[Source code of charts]
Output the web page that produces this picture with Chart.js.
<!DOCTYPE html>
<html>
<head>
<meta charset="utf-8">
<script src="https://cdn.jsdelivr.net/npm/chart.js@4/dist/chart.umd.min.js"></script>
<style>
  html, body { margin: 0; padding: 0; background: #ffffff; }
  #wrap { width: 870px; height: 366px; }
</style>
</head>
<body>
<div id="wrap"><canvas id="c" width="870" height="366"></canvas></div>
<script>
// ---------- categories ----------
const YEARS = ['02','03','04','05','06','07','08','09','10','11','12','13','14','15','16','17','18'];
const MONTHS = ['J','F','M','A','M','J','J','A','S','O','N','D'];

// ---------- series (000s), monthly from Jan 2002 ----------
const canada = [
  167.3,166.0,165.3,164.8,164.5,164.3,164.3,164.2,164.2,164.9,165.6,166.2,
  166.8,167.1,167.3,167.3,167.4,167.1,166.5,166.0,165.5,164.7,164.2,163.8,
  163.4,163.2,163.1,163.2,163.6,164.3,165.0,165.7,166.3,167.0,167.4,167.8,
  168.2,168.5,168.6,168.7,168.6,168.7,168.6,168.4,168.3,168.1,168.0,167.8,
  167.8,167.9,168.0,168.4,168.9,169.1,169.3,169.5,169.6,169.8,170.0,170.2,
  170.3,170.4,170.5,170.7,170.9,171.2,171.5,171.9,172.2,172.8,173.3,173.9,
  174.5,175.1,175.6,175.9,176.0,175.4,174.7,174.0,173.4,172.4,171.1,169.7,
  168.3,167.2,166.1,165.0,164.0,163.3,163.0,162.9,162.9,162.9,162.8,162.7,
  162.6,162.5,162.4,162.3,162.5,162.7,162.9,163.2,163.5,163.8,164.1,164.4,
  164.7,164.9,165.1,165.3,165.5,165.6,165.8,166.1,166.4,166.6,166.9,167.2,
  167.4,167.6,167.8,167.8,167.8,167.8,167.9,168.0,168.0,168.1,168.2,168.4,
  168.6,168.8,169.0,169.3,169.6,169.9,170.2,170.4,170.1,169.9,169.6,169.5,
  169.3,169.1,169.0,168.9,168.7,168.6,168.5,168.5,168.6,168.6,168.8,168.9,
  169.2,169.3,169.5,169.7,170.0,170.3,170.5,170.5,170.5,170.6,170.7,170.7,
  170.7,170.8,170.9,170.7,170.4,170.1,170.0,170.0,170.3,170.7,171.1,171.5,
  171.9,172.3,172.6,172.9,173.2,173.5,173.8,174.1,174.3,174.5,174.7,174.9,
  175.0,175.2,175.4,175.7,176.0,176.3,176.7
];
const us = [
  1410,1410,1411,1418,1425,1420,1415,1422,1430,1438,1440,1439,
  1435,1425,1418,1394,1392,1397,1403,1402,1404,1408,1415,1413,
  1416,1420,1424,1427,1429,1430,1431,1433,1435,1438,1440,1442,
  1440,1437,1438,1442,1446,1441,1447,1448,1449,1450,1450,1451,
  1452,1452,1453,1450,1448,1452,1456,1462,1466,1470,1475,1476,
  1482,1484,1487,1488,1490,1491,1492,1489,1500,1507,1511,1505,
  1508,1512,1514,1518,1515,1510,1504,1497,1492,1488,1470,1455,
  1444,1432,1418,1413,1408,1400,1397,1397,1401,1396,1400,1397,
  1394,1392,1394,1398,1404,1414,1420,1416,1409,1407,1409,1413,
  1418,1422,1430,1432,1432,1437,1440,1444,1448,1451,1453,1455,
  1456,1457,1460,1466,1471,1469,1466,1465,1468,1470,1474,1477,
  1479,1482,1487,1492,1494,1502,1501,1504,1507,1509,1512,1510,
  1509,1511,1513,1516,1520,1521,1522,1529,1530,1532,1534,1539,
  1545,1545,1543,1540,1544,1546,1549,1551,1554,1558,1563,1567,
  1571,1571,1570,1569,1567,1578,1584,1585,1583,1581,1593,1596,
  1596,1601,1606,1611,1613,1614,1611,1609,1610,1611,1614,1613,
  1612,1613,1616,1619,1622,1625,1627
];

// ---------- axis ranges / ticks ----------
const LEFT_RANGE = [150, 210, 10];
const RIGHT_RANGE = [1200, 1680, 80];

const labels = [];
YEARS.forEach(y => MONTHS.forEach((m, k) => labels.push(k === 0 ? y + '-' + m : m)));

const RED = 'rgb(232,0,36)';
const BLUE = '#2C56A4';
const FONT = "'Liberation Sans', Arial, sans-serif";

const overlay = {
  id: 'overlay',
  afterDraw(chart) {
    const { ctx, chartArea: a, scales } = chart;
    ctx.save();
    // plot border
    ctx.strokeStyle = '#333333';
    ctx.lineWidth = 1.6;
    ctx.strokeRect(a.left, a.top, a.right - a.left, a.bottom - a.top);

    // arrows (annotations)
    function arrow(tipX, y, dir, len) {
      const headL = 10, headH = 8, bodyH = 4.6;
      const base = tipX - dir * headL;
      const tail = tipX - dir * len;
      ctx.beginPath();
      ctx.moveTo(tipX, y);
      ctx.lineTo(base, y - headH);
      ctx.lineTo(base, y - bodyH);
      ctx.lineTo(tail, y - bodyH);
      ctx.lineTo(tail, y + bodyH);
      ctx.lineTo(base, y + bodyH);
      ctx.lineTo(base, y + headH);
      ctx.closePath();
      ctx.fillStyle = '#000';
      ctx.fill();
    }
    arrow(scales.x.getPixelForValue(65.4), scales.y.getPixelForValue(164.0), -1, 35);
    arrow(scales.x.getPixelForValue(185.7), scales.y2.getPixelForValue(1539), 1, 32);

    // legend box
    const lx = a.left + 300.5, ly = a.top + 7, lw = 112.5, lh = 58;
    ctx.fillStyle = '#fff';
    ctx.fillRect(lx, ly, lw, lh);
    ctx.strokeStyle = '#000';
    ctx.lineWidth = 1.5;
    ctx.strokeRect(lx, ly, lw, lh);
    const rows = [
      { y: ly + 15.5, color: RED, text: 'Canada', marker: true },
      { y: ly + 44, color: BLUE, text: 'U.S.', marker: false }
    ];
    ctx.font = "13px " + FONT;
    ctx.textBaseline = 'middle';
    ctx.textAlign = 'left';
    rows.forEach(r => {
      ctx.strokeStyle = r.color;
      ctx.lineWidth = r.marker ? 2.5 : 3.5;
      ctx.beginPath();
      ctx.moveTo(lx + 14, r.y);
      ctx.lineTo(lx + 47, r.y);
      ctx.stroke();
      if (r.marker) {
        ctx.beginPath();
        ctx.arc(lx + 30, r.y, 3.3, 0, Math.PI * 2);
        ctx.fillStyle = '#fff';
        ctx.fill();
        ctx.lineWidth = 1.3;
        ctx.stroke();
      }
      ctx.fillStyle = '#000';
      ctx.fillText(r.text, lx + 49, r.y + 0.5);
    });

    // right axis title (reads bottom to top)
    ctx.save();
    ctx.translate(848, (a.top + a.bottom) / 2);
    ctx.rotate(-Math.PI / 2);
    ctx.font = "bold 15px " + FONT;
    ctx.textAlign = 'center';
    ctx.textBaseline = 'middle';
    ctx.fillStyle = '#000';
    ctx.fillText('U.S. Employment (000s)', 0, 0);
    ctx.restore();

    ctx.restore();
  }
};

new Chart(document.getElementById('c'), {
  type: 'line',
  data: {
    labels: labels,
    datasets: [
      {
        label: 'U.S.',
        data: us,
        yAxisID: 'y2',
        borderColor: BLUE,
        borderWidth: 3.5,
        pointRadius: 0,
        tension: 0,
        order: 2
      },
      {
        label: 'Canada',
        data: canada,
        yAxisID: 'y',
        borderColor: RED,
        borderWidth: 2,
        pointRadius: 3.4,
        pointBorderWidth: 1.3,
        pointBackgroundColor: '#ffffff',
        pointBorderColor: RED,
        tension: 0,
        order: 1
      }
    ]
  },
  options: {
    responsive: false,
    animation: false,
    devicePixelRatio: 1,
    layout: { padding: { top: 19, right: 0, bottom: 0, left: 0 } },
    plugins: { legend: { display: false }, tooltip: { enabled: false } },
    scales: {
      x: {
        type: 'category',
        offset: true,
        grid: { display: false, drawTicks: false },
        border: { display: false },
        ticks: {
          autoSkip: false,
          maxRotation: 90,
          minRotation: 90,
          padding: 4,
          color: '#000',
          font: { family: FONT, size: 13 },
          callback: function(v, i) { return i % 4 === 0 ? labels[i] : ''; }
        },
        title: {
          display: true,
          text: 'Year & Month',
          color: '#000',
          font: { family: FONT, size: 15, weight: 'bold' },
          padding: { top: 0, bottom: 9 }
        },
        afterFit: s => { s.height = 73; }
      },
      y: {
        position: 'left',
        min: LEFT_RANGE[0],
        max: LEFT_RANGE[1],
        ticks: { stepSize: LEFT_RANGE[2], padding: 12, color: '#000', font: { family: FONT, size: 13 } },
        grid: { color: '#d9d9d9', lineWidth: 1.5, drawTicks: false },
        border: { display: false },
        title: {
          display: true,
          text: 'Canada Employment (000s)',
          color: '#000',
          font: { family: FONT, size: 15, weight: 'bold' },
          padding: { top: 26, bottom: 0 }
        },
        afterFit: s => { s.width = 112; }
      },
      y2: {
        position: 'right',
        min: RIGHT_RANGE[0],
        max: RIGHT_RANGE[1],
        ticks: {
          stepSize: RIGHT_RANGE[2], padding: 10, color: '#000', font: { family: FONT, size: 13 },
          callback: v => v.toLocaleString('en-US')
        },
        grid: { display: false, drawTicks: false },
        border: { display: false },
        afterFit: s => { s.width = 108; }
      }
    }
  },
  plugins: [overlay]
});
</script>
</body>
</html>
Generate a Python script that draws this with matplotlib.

**Exercise objective**
Quote exactly the stretch of lines above that starts at the first one and ends at the line with "MONTHS = ['J','F','M','A','M','J','J','A','S','O','N','D'];", and nothing beyond it.

**Reply**
Output the web page that produces this picture with Chart.js.
<!DOCTYPE html>
<html>
<head>
<meta charset="utf-8">
<script src="https://cdn.jsdelivr.net/npm/chart.js@4/dist/chart.umd.min.js"></script>
<style>
  html, body { margin: 0; padding: 0; background: #ffffff; }
  #wrap { width: 870px; height: 366px; }
</style>
</head>
<body>
<div id="wrap"><canvas id="c" width="870" height="366"></canvas></div>
<script>
// ---------- categories ----------
const YEARS = ['02','03','04','05','06','07','08','09','10','11','12','13','14','15','16','17','18'];
const MONTHS = ['J','F','M','A','M','J','J','A','S','O','N','D'];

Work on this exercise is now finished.